While working on Gigride, our marketing head asked me to integrate Google Analytics for our landing page. My first thought was:
Ugh. Can we just use something other than Google Analytics?
Of course this turned into a half-hour discussion about the merits and problems with Google Analytics. There can be no doubt that GA is a powerful tool that has served countless web developers and marketers over a decade. Still, it manages to make hair stand up on the back of my neck every time I use it. My objections boiled down to the following points:
- Complexity : I find GA overwhelming and difficult to learn. The UX could be a lot better, especially for new users.
- Privacy : I don’t want Google, or anyone, to track my end users. Have you thought about why GA can be free to use? Because Google is happy to sell their analytics data to advertisers.
- Accuracy : You kind of have to learn to ignore some reports on GA because they are widely known to be inaccurate. Two most egregious examples are session length and the direct traffic source
Weight : Google tag manager + Google analytics weigh 73kb in total. That’s more than my
app.json Gigride. Their snippet is jam-packed with features that few people use – better to keep it simple and small.

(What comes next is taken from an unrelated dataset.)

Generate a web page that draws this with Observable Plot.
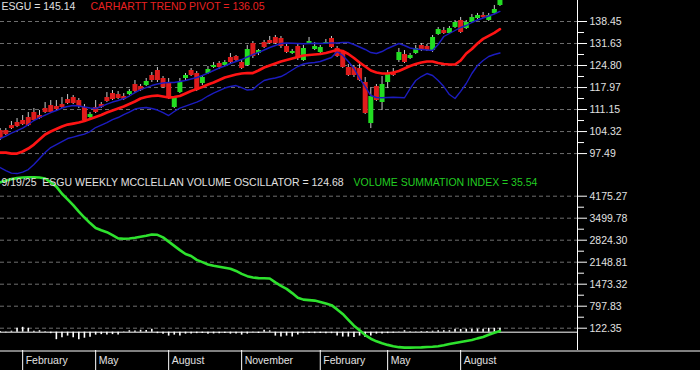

These problems seem pretty fixable don’t they? When I looked around I was fully ready to pick up another tool and install it on Gigride immediately.
Turns out there are some alternatives for Google Analytics but I didn’t find any of them compelling. Simple Analytics and Fathom are the closest to my ideal but they are a bit too barebones to be useful for my use-case. For example, it’s quite important to me what browsers versions my users are on – if I use a css rule that isn’t supported in IE7, how many users does it affect? Neither Fathom or Simple Analytics provide that answer currently.
This seems like an opportunity to build the tool that I really want. I’m assuming that there are others out there who would also be interested in ditching Google Analytics for a better, more ethical alternative. So what do I have in mind for this new platform?
- Track the standard stuff automatically: page views, unique visitors, bounce rate, session lengths, time per page, top referrers, screen sizes, top pages, device type, OS version, browser version, etc.
- It should look beautiful and be easy to use. This is hard because my design chops are crap. I’ll just try to keep it super simple for now and maybe involve a designer once product market fit is established.
- Never store IP addresses or anything identifiable to an individual. Never sell any data. Side note: can I somehow prove that? Is open-sourcing the only way to verify these claims?
- Optimise signal-to-noise ratio. The user should only see data that is accurate, useful and actionable. For example, when showing month-on-month change in unique visitors, it’s really important to know whether this is a statistically significant change or just normal fluctuation. No-one else does this as far as I know.
Basically it boils down to the Pareto principle: I believe we can get 80% of the benefit on GA with 20% of the complexity and cruft around it.
I’ve been building this tool for about a month now in my free time. I can’t tell you what it’s called because I haven’t settled on a name yet :) A very stripped-down version of this description is close to being usable and I believe I can launch a private beta in January.